Stated task ▸
Reproduce the material below line by line, beginning with its first line and ending with the line that contains "BIN_START = datetime(2025, 12, 3, 0, 0)"; leave out pictures.

Supplied material ▸
>>>>>
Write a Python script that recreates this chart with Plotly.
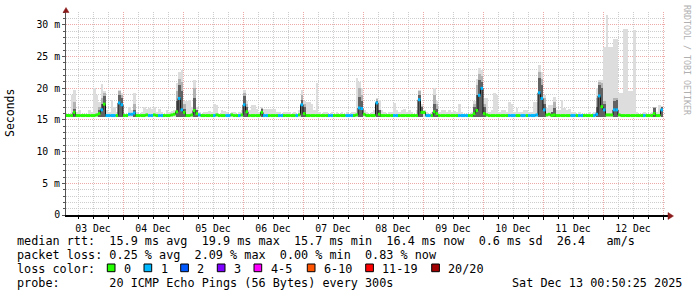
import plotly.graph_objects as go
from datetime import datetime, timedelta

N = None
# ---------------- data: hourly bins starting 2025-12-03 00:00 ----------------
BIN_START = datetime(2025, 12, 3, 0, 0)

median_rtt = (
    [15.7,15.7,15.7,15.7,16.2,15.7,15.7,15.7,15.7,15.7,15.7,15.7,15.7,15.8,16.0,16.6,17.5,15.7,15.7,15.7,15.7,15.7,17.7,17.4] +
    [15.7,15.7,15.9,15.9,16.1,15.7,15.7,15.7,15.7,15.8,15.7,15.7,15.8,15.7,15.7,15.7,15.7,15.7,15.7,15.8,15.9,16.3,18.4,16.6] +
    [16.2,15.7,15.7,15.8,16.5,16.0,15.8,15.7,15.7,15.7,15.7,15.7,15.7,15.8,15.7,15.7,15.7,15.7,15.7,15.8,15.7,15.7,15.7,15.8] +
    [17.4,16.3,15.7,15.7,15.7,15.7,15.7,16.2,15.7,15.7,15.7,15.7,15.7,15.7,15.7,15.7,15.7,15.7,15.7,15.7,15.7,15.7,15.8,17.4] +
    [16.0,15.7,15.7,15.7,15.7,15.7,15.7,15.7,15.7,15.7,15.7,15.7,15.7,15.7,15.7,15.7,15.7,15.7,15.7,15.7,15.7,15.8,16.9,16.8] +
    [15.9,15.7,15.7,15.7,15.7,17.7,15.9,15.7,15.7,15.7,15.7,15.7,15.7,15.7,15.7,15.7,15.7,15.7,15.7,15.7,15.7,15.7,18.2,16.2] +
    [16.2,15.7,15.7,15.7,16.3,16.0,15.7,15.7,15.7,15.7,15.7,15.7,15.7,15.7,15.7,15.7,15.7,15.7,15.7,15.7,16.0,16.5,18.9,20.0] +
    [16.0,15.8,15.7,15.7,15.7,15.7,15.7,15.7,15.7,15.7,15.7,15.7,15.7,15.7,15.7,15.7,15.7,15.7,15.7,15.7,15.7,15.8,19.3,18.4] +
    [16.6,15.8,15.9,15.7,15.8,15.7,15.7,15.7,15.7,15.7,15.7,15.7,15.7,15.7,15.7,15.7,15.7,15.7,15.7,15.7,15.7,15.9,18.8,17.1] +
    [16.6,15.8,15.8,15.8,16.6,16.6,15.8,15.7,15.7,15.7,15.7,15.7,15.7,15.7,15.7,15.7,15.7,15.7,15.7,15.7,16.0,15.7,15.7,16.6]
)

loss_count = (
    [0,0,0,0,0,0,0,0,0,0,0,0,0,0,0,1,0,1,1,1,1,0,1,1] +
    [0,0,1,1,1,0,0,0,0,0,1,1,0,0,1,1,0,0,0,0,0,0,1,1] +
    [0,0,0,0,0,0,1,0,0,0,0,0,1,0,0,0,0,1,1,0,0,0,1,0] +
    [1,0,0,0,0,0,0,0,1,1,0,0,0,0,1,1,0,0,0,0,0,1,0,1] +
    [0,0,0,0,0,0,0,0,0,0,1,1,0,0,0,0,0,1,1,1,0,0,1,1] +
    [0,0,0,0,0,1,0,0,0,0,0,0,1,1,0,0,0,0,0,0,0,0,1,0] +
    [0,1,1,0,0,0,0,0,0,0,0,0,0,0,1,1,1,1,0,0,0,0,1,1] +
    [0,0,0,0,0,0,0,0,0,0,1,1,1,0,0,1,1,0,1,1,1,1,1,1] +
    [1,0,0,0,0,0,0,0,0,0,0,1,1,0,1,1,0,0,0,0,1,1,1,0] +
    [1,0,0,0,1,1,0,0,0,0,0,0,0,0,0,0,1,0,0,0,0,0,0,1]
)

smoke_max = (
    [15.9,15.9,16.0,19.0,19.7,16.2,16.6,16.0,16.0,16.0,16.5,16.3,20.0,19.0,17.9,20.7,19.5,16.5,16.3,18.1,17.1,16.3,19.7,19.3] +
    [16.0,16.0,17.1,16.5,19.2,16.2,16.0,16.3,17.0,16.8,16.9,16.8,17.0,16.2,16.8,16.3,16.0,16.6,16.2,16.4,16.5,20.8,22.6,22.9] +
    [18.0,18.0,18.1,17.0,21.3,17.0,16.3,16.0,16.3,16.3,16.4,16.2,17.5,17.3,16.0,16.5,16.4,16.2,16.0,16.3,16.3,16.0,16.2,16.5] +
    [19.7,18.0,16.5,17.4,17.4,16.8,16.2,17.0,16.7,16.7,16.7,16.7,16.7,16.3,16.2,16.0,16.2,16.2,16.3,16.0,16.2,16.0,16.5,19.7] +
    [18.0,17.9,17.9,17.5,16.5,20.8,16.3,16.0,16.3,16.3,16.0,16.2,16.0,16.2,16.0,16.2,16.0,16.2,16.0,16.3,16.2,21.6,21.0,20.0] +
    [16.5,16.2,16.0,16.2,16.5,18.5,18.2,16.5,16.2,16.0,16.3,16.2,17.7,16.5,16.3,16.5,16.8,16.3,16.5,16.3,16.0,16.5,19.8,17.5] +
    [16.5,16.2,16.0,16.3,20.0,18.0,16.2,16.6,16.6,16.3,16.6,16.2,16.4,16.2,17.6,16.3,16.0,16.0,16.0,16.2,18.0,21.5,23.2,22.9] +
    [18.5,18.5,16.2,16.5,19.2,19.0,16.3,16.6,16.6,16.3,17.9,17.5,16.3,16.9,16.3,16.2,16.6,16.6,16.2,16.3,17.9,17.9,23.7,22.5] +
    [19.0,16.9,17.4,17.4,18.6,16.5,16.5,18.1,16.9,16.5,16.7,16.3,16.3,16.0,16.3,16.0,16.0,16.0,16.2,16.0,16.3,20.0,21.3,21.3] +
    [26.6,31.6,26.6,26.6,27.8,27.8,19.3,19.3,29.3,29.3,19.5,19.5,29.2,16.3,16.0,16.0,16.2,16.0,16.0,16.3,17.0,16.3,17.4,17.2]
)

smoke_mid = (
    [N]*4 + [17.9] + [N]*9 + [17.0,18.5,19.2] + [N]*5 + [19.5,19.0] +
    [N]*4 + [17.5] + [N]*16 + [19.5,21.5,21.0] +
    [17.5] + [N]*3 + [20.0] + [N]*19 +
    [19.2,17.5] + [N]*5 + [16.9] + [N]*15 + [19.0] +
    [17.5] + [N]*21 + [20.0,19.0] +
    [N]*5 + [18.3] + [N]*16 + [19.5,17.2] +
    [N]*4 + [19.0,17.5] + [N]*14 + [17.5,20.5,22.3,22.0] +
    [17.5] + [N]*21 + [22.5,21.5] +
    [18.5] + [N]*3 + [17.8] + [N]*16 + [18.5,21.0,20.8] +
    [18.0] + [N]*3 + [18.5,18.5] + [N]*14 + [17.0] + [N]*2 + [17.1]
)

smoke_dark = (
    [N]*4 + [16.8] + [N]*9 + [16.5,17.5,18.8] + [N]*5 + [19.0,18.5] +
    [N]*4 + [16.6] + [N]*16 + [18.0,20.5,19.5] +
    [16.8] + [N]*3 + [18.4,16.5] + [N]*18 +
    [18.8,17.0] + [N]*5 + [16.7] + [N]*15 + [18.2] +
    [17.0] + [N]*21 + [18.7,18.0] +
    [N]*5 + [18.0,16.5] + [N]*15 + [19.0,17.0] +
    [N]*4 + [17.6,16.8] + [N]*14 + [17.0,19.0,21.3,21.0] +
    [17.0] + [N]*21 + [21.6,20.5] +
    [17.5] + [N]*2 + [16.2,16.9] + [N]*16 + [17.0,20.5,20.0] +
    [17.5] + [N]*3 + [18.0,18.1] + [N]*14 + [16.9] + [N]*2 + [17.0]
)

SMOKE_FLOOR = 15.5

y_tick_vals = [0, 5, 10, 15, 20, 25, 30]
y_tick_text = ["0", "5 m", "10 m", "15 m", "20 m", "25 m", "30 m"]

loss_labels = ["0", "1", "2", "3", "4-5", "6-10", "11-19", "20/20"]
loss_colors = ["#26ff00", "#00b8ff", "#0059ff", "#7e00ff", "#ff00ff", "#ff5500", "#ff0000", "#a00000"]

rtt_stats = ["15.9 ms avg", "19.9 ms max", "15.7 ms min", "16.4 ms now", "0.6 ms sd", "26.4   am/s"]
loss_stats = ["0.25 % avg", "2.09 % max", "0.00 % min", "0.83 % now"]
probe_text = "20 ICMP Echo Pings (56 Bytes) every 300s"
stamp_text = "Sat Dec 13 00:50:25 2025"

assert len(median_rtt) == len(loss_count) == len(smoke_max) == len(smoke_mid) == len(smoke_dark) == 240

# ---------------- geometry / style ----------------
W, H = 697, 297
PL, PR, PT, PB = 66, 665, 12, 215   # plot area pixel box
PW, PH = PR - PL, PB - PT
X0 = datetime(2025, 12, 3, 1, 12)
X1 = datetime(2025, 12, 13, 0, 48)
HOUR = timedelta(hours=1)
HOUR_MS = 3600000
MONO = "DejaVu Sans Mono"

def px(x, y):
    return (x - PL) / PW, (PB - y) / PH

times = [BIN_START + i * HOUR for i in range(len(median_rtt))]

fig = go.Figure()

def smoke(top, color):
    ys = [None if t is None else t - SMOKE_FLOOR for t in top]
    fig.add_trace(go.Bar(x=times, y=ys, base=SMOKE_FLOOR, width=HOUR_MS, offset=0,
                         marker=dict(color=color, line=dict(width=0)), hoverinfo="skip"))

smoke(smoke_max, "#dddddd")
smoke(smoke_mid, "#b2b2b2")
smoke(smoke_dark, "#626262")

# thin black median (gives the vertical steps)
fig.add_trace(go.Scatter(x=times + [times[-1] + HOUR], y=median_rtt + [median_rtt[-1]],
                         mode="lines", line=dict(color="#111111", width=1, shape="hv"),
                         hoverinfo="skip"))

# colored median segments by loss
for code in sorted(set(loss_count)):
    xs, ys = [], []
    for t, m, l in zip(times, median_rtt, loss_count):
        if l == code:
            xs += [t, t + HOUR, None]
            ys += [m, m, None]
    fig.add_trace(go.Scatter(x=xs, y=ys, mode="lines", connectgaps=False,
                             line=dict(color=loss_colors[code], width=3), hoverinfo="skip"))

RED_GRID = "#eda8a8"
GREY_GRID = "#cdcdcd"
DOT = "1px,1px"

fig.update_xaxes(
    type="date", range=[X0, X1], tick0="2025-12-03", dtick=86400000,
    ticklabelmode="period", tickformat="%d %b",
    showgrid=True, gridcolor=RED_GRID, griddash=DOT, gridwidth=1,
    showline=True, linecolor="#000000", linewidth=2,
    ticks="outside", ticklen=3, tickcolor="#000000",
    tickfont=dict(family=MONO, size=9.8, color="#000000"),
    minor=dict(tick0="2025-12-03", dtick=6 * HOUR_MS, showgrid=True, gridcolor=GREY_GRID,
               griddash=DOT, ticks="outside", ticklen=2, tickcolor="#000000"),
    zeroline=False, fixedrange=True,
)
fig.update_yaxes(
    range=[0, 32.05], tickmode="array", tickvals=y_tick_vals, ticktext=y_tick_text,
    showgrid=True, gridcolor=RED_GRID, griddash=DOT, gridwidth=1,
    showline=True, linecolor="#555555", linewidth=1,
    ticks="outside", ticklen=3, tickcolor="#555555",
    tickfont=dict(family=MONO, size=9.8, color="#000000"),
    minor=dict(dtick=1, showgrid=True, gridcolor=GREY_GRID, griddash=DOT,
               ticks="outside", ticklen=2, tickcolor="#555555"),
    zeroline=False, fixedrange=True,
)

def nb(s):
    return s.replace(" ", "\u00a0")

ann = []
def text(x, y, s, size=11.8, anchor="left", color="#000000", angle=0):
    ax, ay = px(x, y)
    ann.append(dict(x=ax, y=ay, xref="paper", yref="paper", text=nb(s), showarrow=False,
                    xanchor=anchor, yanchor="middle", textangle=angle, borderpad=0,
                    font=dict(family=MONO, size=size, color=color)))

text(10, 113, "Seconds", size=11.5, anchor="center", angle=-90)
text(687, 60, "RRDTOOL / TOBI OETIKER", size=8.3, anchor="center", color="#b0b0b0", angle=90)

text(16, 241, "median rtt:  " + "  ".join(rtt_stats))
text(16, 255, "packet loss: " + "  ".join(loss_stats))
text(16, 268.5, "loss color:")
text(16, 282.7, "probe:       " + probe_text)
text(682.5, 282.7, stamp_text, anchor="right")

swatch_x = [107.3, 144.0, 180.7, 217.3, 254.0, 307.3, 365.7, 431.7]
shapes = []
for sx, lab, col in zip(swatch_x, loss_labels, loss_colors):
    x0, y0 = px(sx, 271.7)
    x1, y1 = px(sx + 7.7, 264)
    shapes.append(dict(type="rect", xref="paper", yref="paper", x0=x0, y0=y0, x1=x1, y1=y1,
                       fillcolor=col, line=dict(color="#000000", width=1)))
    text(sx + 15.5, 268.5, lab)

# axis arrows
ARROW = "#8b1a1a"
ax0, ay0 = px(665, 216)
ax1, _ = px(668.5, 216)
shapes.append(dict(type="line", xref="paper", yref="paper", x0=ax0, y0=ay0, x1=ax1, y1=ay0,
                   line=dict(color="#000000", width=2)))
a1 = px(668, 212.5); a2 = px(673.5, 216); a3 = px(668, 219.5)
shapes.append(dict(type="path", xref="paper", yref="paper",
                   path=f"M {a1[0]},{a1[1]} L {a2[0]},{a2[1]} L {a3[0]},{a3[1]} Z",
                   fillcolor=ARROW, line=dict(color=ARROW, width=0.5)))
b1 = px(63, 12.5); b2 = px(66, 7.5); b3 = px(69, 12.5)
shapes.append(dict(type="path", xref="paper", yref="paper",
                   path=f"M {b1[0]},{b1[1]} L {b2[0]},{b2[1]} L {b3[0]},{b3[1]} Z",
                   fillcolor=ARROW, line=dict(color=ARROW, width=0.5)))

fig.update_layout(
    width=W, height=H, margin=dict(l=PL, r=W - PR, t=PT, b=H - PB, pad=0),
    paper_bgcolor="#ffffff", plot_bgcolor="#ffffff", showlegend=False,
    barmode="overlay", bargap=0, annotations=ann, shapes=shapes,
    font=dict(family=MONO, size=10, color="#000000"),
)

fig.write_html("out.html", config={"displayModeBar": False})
<<<<<
Finished task ▸
Write a Python script that recreates this chart with Plotly.
import plotly.graph_objects as go
from datetime import datetime, timedelta

N = None
# ---------------- data: hourly bins starting 2025-12-03 00:00 ----------------
BIN_START = datetime(2025, 12, 3, 0, 0)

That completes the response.